Markus 7:31-37
Kemudian Yesus meninggalkan pula daerah Tirus dan dengan melalui Sidon pergi ke danau Galilea, di tengah-tengah daerah Dekapolis. Di situ orang membawa kepada-Nya seorang yang tuli dan yang gagap dan memohon kepada-Nya, supaya Ia meletakkan tangan-Nya atas orang itu. Dan sesudah Yesus memisahkan dia dari orang banyak, sehingga mereka sendirian, Ia memasukkan jari-Nya ke telinga orang itu, lalu Ia meludah dan meraba lidah orang itu. Kemudian sambil menengadah ke langit Yesus menarik nafas dan berkata kepadanya: “Efata!”, artinya: Terbukalah! Maka terbukalah telinga orang itu dan seketika itu terlepas pulalah pengikat lidahnya, lalu ia berkata-kata dengan baik. Yesus berpesan kepada orang-orang yang ada di situ supaya jangan menceriterakannya kepada siapa pun juga. Tetapi makin dilarang-Nya mereka, makin luas mereka memberitakannya. Mereka takjub dan tercengang dan berkata: “Ia menjadikan segala-galanya baik, yang tuli dijadikan-Nya mendengar, yang bisu dijadikan-Nya berkata-kata.”
***
Hari ini adalah hari yang spesial bagi saudara-saudari yang merayakan tahun baru Imlek. Ini adalah momentum kebaruan dan momentum bersama keluarga. Marilah saat yang istimewa ini kita refleksikan dengan konteks bacaan Injil hari ini.

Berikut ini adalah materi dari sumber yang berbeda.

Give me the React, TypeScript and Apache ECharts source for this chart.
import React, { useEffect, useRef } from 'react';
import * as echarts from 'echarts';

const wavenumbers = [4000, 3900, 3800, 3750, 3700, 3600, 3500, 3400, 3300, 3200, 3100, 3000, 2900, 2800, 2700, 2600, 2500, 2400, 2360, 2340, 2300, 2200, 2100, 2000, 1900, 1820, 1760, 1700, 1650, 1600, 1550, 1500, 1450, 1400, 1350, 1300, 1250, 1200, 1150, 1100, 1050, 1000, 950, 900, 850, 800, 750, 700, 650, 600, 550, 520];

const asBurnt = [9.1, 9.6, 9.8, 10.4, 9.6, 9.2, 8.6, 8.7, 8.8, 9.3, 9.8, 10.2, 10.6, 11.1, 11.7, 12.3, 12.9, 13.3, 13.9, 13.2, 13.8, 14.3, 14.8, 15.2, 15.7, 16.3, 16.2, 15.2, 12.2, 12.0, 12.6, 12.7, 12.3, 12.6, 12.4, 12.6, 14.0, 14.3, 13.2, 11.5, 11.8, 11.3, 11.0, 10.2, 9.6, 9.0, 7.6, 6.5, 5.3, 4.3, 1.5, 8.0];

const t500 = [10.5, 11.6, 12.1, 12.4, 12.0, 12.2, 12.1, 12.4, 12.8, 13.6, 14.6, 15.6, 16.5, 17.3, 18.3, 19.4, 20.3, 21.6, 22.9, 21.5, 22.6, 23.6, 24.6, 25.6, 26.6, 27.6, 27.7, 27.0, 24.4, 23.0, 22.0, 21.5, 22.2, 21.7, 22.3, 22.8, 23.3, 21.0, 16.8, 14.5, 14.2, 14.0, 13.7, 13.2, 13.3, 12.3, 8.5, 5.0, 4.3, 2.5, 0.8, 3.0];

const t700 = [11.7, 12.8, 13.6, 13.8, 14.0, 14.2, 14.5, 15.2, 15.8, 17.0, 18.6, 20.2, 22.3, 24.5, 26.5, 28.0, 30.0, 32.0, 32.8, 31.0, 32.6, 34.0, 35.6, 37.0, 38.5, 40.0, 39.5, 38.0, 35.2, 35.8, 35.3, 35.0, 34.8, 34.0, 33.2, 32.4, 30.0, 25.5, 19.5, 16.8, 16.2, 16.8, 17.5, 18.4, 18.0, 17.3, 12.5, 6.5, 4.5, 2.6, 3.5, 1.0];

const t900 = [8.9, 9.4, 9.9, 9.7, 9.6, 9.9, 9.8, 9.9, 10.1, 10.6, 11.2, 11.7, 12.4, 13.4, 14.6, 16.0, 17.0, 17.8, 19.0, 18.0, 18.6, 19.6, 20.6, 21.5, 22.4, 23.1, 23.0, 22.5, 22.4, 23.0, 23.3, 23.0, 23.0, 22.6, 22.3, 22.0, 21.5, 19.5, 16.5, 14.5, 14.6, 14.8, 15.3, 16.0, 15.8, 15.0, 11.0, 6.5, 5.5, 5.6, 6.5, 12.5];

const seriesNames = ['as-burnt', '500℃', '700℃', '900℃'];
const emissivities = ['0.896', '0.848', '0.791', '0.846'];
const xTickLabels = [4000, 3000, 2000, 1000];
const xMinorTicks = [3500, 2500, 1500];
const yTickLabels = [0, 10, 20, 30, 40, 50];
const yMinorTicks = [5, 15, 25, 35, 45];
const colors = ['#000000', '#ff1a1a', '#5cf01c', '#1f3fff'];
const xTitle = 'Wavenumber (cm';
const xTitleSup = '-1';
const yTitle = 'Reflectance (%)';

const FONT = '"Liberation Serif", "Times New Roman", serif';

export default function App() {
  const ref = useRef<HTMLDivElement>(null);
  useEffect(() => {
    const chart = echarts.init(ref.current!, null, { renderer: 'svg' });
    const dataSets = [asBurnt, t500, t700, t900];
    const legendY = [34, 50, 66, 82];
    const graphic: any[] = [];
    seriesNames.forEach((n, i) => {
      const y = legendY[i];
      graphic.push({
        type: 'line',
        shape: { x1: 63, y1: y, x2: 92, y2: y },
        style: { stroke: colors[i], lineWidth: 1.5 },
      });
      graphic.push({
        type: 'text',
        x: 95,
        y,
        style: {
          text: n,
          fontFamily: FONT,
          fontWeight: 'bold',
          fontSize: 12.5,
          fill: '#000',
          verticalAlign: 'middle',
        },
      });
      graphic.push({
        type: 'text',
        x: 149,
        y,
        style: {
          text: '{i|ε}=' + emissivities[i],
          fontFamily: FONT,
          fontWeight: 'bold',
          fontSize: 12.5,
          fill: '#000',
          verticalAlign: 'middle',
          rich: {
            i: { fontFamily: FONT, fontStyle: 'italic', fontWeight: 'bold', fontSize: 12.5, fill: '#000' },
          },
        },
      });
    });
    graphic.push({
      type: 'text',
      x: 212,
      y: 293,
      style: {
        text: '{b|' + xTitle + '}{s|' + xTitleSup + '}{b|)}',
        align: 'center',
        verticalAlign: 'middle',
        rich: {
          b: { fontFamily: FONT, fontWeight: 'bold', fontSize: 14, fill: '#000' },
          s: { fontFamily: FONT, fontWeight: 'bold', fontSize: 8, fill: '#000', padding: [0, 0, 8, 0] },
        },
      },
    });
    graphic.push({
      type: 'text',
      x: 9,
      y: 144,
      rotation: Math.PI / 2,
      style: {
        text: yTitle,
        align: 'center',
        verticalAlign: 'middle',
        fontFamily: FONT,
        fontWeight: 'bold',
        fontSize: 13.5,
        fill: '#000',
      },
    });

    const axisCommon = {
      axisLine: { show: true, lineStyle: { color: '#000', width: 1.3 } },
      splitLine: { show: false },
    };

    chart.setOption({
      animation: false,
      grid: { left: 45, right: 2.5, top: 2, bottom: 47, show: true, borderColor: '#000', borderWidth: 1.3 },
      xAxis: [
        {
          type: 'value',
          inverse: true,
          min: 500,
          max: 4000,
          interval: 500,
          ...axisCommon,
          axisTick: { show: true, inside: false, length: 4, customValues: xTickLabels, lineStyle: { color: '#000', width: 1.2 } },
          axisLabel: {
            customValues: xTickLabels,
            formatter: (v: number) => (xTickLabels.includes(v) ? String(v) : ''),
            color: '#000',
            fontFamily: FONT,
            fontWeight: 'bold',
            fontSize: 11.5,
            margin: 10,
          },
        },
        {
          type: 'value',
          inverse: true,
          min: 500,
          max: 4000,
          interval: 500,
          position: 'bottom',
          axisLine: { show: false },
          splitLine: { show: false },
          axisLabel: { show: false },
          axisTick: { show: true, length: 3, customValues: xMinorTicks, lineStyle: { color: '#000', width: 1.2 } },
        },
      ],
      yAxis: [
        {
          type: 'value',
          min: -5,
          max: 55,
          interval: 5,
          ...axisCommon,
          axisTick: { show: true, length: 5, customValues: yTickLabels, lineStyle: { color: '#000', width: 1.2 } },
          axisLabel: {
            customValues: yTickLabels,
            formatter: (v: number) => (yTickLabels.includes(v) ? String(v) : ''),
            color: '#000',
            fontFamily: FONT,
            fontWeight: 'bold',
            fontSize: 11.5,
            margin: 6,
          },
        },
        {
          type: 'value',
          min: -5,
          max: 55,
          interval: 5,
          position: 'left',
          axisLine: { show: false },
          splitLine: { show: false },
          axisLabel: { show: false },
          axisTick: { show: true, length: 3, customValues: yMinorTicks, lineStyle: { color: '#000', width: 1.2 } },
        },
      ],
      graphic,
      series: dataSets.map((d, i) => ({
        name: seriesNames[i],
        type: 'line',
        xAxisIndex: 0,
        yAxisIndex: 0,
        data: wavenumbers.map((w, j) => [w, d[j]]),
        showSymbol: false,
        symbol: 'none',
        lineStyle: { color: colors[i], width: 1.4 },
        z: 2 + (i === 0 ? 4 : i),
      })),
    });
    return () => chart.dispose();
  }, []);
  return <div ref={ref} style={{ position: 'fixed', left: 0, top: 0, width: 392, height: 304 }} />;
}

Ada kesamaan antara momentum Imlek dan bacaan Injil hari ini, yaitu kesadaran untuk terbuka pada rahmat Allah. Kita diajak untuk selalu mau terbuka. Sikap terbuka mengandaikan kemauan untuk belajar secara aktif. Di dalamnya ada kerendahan hati dan penerimaan. Imlek juga merupakan ajang untuk terbuka dan penerimaan pada rahmat keluarga. Ada harapan untuk terbuka pada rahmat Tuhan setelah tahun yang baru: Harapan untuk semakin diberkati dan ditemani oleh-Nya.

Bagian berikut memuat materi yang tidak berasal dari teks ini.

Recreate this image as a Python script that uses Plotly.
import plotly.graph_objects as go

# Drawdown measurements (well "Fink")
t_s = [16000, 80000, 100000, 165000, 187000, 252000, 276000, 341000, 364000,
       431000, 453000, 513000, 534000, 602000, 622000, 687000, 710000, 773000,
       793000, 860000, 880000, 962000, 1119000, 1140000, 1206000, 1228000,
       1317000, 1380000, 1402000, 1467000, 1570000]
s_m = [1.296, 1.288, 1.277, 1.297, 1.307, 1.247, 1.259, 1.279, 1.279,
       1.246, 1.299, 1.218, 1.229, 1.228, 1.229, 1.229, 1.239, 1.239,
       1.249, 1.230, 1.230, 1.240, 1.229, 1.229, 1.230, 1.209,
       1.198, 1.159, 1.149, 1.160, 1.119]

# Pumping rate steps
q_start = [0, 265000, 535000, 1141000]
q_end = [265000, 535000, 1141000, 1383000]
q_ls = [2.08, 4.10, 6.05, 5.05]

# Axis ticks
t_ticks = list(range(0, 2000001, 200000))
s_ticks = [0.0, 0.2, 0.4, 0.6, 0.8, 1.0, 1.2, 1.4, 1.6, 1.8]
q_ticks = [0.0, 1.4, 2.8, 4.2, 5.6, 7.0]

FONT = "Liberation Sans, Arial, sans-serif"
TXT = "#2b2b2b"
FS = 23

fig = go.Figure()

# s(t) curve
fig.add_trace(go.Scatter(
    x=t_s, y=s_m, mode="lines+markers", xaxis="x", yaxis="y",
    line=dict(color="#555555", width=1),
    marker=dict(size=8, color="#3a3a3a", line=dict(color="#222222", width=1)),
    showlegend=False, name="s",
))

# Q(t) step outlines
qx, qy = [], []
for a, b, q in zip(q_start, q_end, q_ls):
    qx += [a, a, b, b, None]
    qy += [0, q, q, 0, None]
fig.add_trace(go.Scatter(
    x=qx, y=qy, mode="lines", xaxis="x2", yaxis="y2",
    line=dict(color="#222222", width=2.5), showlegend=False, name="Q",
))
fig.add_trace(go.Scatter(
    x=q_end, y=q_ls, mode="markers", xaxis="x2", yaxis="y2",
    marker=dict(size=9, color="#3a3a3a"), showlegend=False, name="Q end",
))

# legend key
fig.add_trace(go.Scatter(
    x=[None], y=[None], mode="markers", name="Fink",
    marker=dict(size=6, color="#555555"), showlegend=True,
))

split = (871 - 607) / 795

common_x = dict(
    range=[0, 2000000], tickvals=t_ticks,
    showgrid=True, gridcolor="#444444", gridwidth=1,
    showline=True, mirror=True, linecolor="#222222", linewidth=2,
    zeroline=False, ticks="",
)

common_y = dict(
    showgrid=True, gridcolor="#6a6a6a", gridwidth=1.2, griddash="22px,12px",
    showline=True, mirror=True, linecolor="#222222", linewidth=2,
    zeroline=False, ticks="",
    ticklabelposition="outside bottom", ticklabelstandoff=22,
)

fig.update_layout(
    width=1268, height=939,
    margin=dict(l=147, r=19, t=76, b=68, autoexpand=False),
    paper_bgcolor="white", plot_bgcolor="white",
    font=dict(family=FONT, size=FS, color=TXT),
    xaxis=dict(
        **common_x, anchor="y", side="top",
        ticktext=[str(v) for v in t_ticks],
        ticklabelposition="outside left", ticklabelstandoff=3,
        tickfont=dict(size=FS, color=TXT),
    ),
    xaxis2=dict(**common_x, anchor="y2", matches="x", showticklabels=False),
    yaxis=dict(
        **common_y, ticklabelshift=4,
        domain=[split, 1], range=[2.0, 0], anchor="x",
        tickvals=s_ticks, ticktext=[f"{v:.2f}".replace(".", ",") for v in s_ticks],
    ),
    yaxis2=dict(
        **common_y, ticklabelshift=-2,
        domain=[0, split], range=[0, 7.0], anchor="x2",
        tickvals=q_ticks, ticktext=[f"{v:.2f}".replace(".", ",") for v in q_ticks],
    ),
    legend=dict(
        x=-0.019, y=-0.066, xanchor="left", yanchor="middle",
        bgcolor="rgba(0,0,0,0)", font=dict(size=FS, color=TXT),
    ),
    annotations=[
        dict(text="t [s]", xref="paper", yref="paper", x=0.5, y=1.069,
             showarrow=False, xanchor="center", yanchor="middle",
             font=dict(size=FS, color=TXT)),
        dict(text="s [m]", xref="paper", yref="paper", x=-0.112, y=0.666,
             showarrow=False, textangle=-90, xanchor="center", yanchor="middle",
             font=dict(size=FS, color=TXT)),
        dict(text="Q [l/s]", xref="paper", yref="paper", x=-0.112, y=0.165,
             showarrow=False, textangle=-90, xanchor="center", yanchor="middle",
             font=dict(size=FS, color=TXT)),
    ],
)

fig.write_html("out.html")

Saya teringat akan pengalaman beberapa minggu lalu, di mana seseorang mengirim pesan singkat kepada saya. Isinya, ia mengucapkan terima kasih bahwa boleh menerima sakramen pengampunan dosa saat retret di Civita persis satu tahun lalu ketika masih kelas 3 SMA. Ia mengatakan bahwa setelah pengakuan dosa, ia belajar untuk menerima kekurangan diri dan melangkah menjadi pribadi yang semakin baik. Ia siap menerima rahmat lainnya setelah mampu menerima kekurangan diri. Bagi saya, ini adalah ungkapan keterbukaan pada rahmat Allah.
Saudara-saudari terkasih, sungguhkah kita sudah terbuka pada rahmat Allah?